First published in the HIMSS British Journal in August 2016.
Turning grey hair to darker hair to protect youthful looks has been a trend for decades, and yet in IT we want maturity to not be grey, kind of odd really! Whether we are calling it shadow IT or grey IT it doesn’t matter. What does matter is that every national health system that has tried to implement a country wide digital answer to connected health first, has to at least understand the different shades of grey that exist in the system.
This has to be done before any success can be made of a national solution.
No matter the pantone of grey that has been implemented it will exist in health perhaps more than in any other business area. Why is health so grey in its IT delivery? I would suggest it’s down to health lagging behind in the ability to innovate and adopt new technology particularly at a national level. Local health technology projects are able to adopt business change and technology at a rate akin to the consumerisation of digital, but ask a national system to do so and it is like asking the plumber how much for the washing machine to be fixed, a whole lot of teeth sucking and estimation ensues. Engagement in grey IT is also a huge factor, a grey IT solution probably is clinically led from the offset, as it is highly likely that a clinician has championed the greyness and because of this a national public engagement is not going to be necessary, because locally it can normally be achieved with less concern due to the smaller implementation scale. This element I worry about the most though, how many grey IT projects meet the data protection requirements applied to health are or indeed the cyber security protection that health needs more and more of? And as a health IT leader how many projects are you going to be asked to take on when the going gets a bit tougher.
But back to that plumber! My suggestion is back to the old business change chestnut! To make national IT solutions works requires national business change solutions to be implemented, and funded. Government and healthcare systems globally want to use technology to standardise the delivery of healthcare and yet we now all realise that the way to success is to enable clinical choice and to build the project on sound business change principles, clinical standardisation may be an outcome of the delivery of national digital solutions but should not be the reason to implement.
In recent months we have seen the NHS launch two ambitious plans to reveal the local digital maturity of the entire service; the answers were startlingly different from locality to locality. Again we find ourselves asking why the dramatic local differences and does it really exist. I would suggest differences do exist, prioritisation at an NHS board level and the starting point even further back will have had a huge impact; however by far the greatest impact on any new understanding of a national maturity is the incentives to reveal all. If the assessment can bring money then the wiley health organisation may well down play their current position to get their hands on much needed funding. However on the other hand if the assessment is going to place the organisation in some kind of league table or ratings created then the opposite will occur.

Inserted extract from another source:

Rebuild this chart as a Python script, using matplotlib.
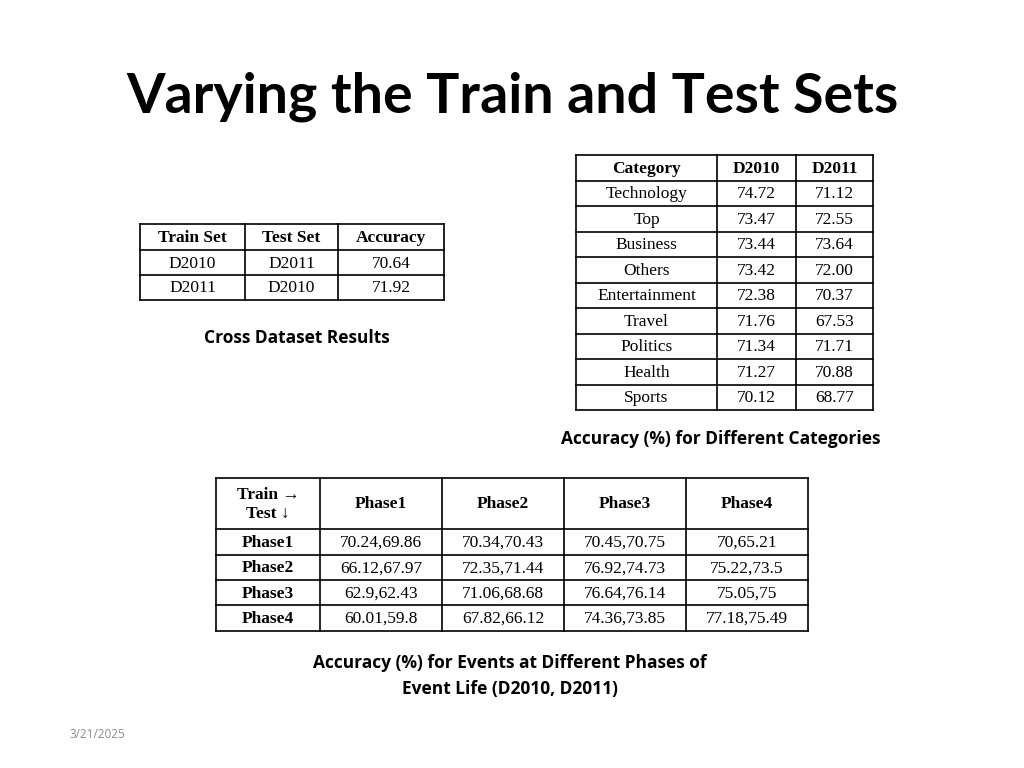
import matplotlib
matplotlib.use("Agg")
import matplotlib.pyplot as plt

title = "Varying the Train and Test Sets"
cross_header = ["Train Set", "Test Set", "Accuracy"]
cross_train = ["D2010", "D2011"]
cross_test = ["D2011", "D2010"]
cross_acc = ["70.64", "71.92"]

cat_header = ["Category", "D2010", "D2011"]
categories = ["Technology", "Top", "Business", "Others", "Entertainment", "Travel", "Politics", "Health", "Sports"]
d2010 = ["74.72", "73.47", "73.44", "73.42", "72.38", "71.76", "71.34", "71.27", "70.12"]
d2011 = ["71.12", "72.55", "73.64", "72.00", "70.37", "67.53", "71.71", "70.88", "68.77"]

phases = ["Phase1", "Phase2", "Phase3", "Phase4"]
phase_vals = [
    ["70.24,69.86", "70.34,70.43", "70.45,70.75", "70,65.21"],
    ["66.12,67.97", "72.35,71.44", "76.92,74.73", "75.22,73.5"],
    ["62.9,62.43", "71.06,68.68", "76.64,76.14", "75.05,75"],
    ["60.01,59.8", "67.82,66.12", "74.36,73.85", "77.18,75.49"],
]

fig = plt.figure(figsize=(10.24, 7.68), dpi=100)
ax = fig.add_axes([0, 0, 1, 1])
ax.set_xlim(0, 1024)
ax.set_ylim(768, 0)
ax.axis("off")

SERIF = "Liberation Serif"
SANS = "Open Sans"

def table(xs, ys, cells, bold_cells):
    for x in xs:
        ax.plot([x, x], [ys[0], ys[-1]], color="black", lw=1.2)
    for y in ys:
        ax.plot([xs[0], xs[-1]], [y, y], color="black", lw=1.2)
    for r, row in enumerate(cells):
        for c, txt in enumerate(row):
            bold = (r, c) in bold_cells
            ax.text((xs[c] + xs[c + 1]) / 2, (ys[r] + ys[r + 1]) / 2 + 1, txt,
                    ha="center", va="center", fontsize=12.5, family=SERIF,
                    fontweight="bold" if bold else "normal")

ax.text(512, 97, title, ha="center", va="center", fontsize=40, family="Lato", fontweight="bold")

# cross dataset table
cells = [cross_header] + [list(r) for r in zip(cross_train, cross_test, cross_acc)]
table([140, 245, 338, 444], [224, 250, 275, 300], cells, {(0, 0), (0, 1), (0, 2)})
ax.text(297, 338, "Cross Dataset Results", ha="center", va="center", fontsize=12.5, family=SANS, fontweight="bold")

# categories table
cells = [cat_header] + [list(r) for r in zip(categories, d2010, d2011)]
ys = [155 + i * 25.5 for i in range(len(cells) + 1)]
table([576, 717, 796, 873], ys, cells, {(0, 0), (0, 1), (0, 2)})
ax.text(721, 439, "Accuracy (%) for Different Categories", ha="center", va="center", fontsize=12.5, family=SANS, fontweight="bold")

# phases table
cells = [["Train \u2192\nTest \u2193"] + phases] + [[p] + v for p, v in zip(phases, phase_vals)]
bold = {(0, i) for i in range(5)} | {(i, 0) for i in range(1, 5)}
table([216, 320, 442, 564, 686, 808], [478, 529, 555, 580, 605, 631], cells, bold)
ax.text(510, 676, "Accuracy (%) for Events at Different Phases of\nEvent Life (D2010, D2011)",
        ha="center", va="center", fontsize=12.5, family=SANS, fontweight="bold", linespacing=1.6)

ax.text(97, 734, "3/21/2025", ha="center", va="center", fontsize=8.5, family=SANS, color="#8c8c8c")

fig.savefig("out.png", dpi=100)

Here in Ireland we have a digital immaturity in health that is well documented, and yet we have some centres of excellence in disease areas or locations that rival other parts of the world. We need to assess how to build on these centres and we need to work out how to share better. The reform of the Irish healthcare system that is underway has an objective to create larger, sharing focused organisations, doing this for digital is going to be a challenge but is at the heart of the next stages of our five year plan.
A digital maturity understanding across the health sector is being approached by Ireland’s CCIO network, rather than asking IT leadership directly we will ask the clinical network to describe what they think of the maturity of the organisations they work within in the first instance and then go back to validate with the expert technologists, hopefully cutting out the issue of perverse incentives coming into play as much as possible.

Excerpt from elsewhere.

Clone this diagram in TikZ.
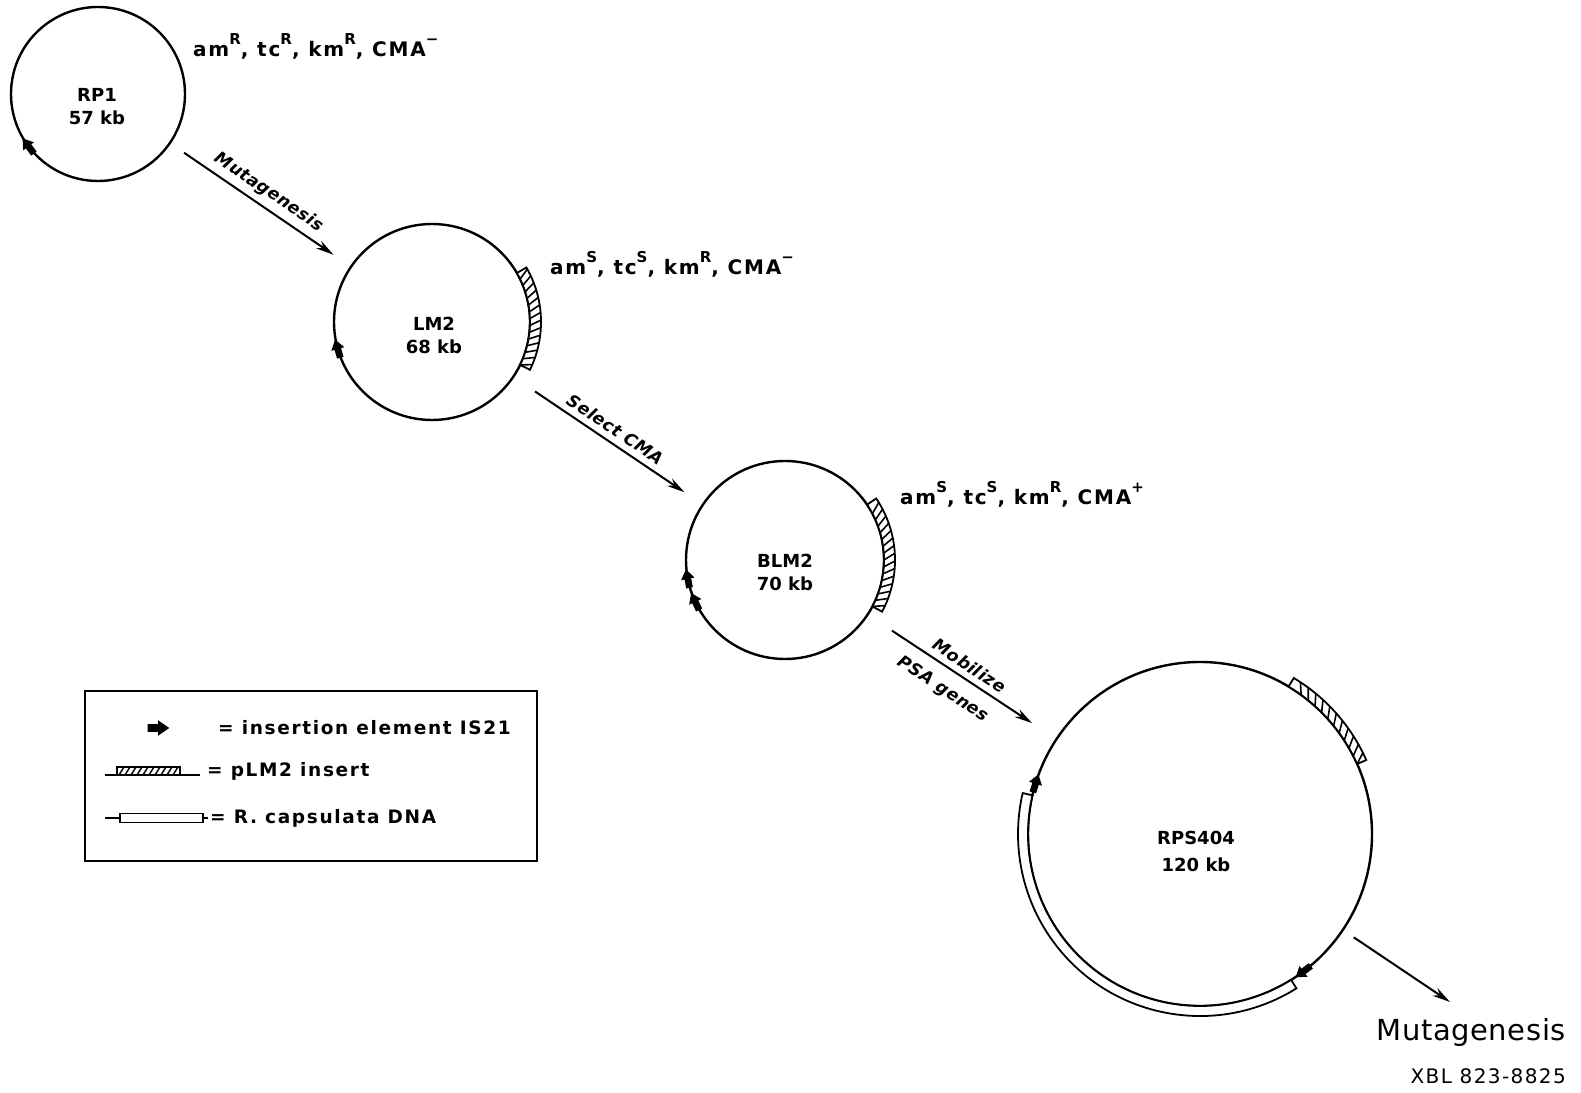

The results of this will then drive not just a prioritised work plan for implementations like the whole Ireland maternity and new-born system and national lab system but will also be used as an investment case and readiness starting point for the implementation of the Electronic Health Record.

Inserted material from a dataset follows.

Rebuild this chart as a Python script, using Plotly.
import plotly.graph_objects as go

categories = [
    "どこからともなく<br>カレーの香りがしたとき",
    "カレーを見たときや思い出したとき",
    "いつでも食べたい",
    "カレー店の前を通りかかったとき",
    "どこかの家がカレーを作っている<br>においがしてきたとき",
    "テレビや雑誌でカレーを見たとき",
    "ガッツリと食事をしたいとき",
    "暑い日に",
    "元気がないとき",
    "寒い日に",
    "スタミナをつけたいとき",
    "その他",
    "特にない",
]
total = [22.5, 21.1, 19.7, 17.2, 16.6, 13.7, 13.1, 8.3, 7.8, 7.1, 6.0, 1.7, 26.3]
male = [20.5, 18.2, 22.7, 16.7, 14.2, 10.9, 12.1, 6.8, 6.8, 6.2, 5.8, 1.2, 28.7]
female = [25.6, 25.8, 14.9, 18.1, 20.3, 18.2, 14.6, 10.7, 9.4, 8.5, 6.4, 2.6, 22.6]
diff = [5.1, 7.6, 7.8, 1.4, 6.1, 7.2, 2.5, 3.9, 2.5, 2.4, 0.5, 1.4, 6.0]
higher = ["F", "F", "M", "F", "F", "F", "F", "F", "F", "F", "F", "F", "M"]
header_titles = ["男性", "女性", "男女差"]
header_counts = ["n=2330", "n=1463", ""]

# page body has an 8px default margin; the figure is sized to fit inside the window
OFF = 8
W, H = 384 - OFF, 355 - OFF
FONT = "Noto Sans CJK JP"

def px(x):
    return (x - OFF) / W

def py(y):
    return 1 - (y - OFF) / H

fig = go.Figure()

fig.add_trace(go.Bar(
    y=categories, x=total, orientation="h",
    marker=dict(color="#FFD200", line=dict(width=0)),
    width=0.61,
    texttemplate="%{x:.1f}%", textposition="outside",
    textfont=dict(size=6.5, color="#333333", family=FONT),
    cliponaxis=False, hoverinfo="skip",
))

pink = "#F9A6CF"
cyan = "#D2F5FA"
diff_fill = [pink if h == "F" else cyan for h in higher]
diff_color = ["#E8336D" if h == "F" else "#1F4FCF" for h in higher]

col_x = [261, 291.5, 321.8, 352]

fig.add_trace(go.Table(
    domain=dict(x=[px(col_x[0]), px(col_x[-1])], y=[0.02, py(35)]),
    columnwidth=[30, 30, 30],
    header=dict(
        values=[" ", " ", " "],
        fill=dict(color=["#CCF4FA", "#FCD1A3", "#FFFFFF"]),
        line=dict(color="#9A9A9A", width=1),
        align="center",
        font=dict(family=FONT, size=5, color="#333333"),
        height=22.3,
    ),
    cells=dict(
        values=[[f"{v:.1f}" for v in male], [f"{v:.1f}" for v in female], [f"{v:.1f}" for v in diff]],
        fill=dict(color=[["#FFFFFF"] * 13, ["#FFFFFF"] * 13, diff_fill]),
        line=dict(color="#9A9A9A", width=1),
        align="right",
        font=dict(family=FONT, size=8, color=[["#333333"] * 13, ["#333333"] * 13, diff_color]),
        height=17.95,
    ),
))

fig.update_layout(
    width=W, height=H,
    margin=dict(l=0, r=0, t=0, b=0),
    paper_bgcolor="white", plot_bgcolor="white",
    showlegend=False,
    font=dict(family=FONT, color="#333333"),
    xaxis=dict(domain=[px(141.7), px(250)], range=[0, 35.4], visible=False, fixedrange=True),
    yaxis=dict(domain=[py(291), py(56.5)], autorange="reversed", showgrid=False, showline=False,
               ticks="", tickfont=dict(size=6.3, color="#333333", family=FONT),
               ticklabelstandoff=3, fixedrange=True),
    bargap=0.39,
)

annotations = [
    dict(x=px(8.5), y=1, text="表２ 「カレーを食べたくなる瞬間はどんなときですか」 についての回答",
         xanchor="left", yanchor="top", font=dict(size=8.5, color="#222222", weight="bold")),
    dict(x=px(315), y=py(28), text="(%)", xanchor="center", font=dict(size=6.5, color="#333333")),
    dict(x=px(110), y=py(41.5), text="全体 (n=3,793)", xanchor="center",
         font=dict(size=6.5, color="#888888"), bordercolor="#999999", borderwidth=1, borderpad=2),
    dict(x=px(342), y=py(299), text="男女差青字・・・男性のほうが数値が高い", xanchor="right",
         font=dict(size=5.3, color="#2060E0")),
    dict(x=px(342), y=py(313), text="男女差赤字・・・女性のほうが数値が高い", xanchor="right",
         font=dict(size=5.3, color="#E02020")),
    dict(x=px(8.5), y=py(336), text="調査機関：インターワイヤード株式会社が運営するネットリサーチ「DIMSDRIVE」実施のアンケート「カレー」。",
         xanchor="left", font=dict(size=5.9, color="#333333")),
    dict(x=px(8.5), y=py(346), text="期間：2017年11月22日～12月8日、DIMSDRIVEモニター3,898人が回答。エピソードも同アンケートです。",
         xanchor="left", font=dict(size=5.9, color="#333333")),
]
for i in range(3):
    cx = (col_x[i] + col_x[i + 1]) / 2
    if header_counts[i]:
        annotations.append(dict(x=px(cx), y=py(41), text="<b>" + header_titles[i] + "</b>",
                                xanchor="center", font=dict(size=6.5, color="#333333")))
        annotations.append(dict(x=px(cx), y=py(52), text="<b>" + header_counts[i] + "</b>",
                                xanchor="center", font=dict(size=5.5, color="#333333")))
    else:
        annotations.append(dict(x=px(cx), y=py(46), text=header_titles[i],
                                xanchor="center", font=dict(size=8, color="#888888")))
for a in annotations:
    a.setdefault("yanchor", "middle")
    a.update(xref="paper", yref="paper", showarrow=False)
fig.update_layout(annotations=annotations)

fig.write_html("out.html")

A clinically led view of the greyness of digital and the need to build the foundations on this could be best summarised by using the famous hair product catch phrase, ‘why take two bottles into the shower when one will do,’ in other words let’s get one digital maturity understanding done once by the right group of people to do it!
And as we started with the Grecian 2000 metaphor lets finish with ‘It lets you decide, day by day’, in other words brings out our natural and real ‘colour’ of IT in health!